→ WHAT THE EXERCISE ASKS: Without the pictures, set down every line of the data exactly.

•••••

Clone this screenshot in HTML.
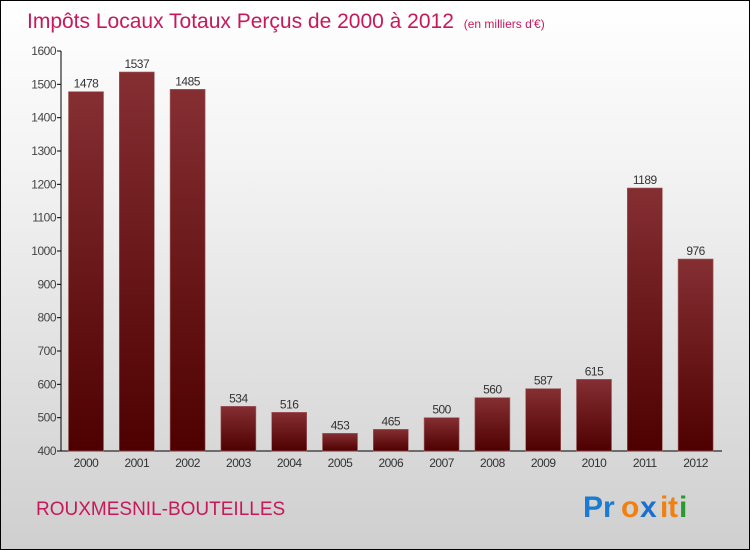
<!DOCTYPE html>
<html><head><meta charset="utf-8"><style>
body{margin:0}
#c{position:relative;width:748px;height:548px;border:1px solid #000;background:linear-gradient(#fff,#f3f3f3 30%,#cfcfcf);font-family:"Liberation Sans",sans-serif;overflow:hidden}
</style></head><body>
<div id="c">
<svg width="748" height="548">
<defs><linearGradient id="g" x1="0" y1="0" x2="0" y2="1"><stop offset="0" stop-color="#852f33"/><stop offset="1" stop-color="#4e0000"/></linearGradient></defs>
<text x="26" y="27" font-size="21" fill="#c8185a">Impôts Locaux Totaux Perçus de 2000 à 2012 <tspan font-size="12" fill="#c8185a" dx="4">(en milliers d'€)</tspan></text>
<g id="axes"></g><g id="bars"></g>
<text x="35" y="514" font-size="19" fill="#c8185a">ROUXMESNIL-BOUTEILLES</text>
<g font-size="30" font-family="'Liberation Sans',sans-serif" font-weight="bold"><text x="582" y="516" fill="#1a7bd0">Pr</text><text x="620" y="516" fill="#f08010">o</text><text x="639" y="516" fill="#1a6fd0">x</text><text x="659" y="516" fill="#f08010">i</text><text x="667" y="516" fill="#f08010">t</text><text x="678" y="516" fill="#2a9a30">i</text></g>
</svg></div>
<script>
const years=["2000","2001","2002","2003","2004","2005","2006","2007","2008","2009","2010","2011","2012"];
const values=[1478,1537,1485,534,516,453,465,500,560,587,615,1189,976];
const yTicks=[400,500,600,700,800,900,1000,1100,1200,1300,1400,1500,1600];
const NS="http://www.w3.org/2000/svg";
const y=v=>450-(v-400)*(400/1200);
const x=i=>85+i*50.8;
function mk(t,a,p,txt){const e=document.createElementNS(NS,t);for(const k in a)e.setAttribute(k,a[k]);if(txt!==undefined)e.textContent=txt;p.appendChild(e);return e;}
const ax=document.getElementById('axes'),bg=document.getElementById('bars');
let l=mk('line',{x1:60,y1:50,x2:60,y2:450,stroke:'#000'},ax);


l=mk('line',{x1:60,y1:450,x2:721,y2:450,stroke:'#000'},ax);


yTicks.forEach(v=>{
 mk('line',{x1:56,x2:60,y1:y(v),y2:y(v),stroke:'#000'},ax);
 const t=mk('text',{x:55,y:y(v)+4,'font-size':12,'text-anchor':'end',fill:'#444','letter-spacing':'-0.5'},ax,v);
 
 
});
years.forEach((yr,i)=>{
 const v=values[i];
 const r=mk('rect',{x:x(i)-17.5,y:y(v),width:35,height:450-y(v),fill:'url(#g)',stroke:'#a06060','stroke-width':0.6},bg);
 
 
 const vt=mk('text',{x:x(i),y:y(v)-4,'font-size':12,'text-anchor':'middle',fill:'#333','letter-spacing':'-0.5'},bg,v);
 
 
 const xt=mk('text',{x:x(i),y:466,'font-size':12,'text-anchor':'middle',fill:'#333','letter-spacing':'-0.5'},bg,yr);
 
 
});
</script>
</body></html>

•••••

→ ANSWER TO THE EXERCISE:
Clone this screenshot in HTML.
<!DOCTYPE html>
<html><head><meta charset="utf-8"><style>
body{margin:0}
#c{position:relative;width:748px;height:548px;border:1px solid #000;background:linear-gradient(#fff,#f3f3f3 30%,#cfcfcf);font-family:"Liberation Sans",sans-serif;overflow:hidden}
</style></head><body>
<div id="c">
<svg width="748" height="548">
<defs><linearGradient id="g" x1="0" y1="0" x2="0" y2="1"><stop offset="0" stop-color="#852f33"/><stop offset="1" stop-color="#4e0000"/></linearGradient></defs>
<text x="26" y="27" font-size="21" fill="#c8185a">Impôts Locaux Totaux Perçus de 2000 à 2012 <tspan font-size="12" fill="#c8185a" dx="4">(en milliers d'€)</tspan></text>
<g id="axes"></g><g id="bars"></g>
<text x="35" y="514" font-size="19" fill="#c8185a">ROUXMESNIL-BOUTEILLES</text>
<g font-size="30" font-family="'Liberation Sans',sans-serif" font-weight="bold"><text x="582" y="516" fill="#1a7bd0">Pr</text><text x="620" y="516" fill="#f08010">o</text><text x="639" y="516" fill="#1a6fd0">x</text><text x="659" y="516" fill="#f08010">i</text><text x="667" y="516" fill="#f08010">t</text><text x="678" y="516" fill="#2a9a30">i</text></g>
</svg></div>
<script>
const years=["2000","2001","2002","2003","2004","2005","2006","2007","2008","2009","2010","2011","2012"];
const values=[1478,1537,1485,534,516,453,465,500,560,587,615,1189,976];
const yTicks=[400,500,600,700,800,900,1000,1100,1200,1300,1400,1500,1600];
const NS="http://www.w3.org/2000/svg";
const y=v=>450-(v-400)*(400/1200);
const x=i=>85+i*50.8;
function mk(t,a,p,txt){const e=document.createElementNS(NS,t);for(const k in a)e.setAttribute(k,a[k]);if(txt!==undefined)e.textContent=txt;p.appendChild(e);return e;}
const ax=document.getElementById('axes'),bg=document.getElementById('bars');
let l=mk('line',{x1:60,y1:50,x2:60,y2:450,stroke:'#000'},ax);


l=mk('line',{x1:60,y1:450,x2:721,y2:450,stroke:'#000'},ax);


yTicks.forEach(v=>{
 mk('line',{x1:56,x2:60,y1:y(v),y2:y(v),stroke:'#000'},ax);
 const t=mk('text',{x:55,y:y(v)+4,'font-size':12,'text-anchor':'end',fill:'#444','letter-spacing':'-0.5'},ax,v);
 
 
});
years.forEach((yr,i)=>{
 const v=values[i];
 const r=mk('rect',{x:x(i)-17.5,y:y(v),width:35,height:450-y(v),fill:'url(#g)',stroke:'#a06060','stroke-width':0.6},bg);
 
 
 const vt=mk('text',{x:x(i),y:y(v)-4,'font-size':12,'text-anchor':'middle',fill:'#333','letter-spacing':'-0.5'},bg,v);
 
 
 const xt=mk('text',{x:x(i),y:466,'font-size':12,'text-anchor':'middle',fill:'#333','letter-spacing':'-0.5'},bg,yr);
 
 
});
</script>
</body></html>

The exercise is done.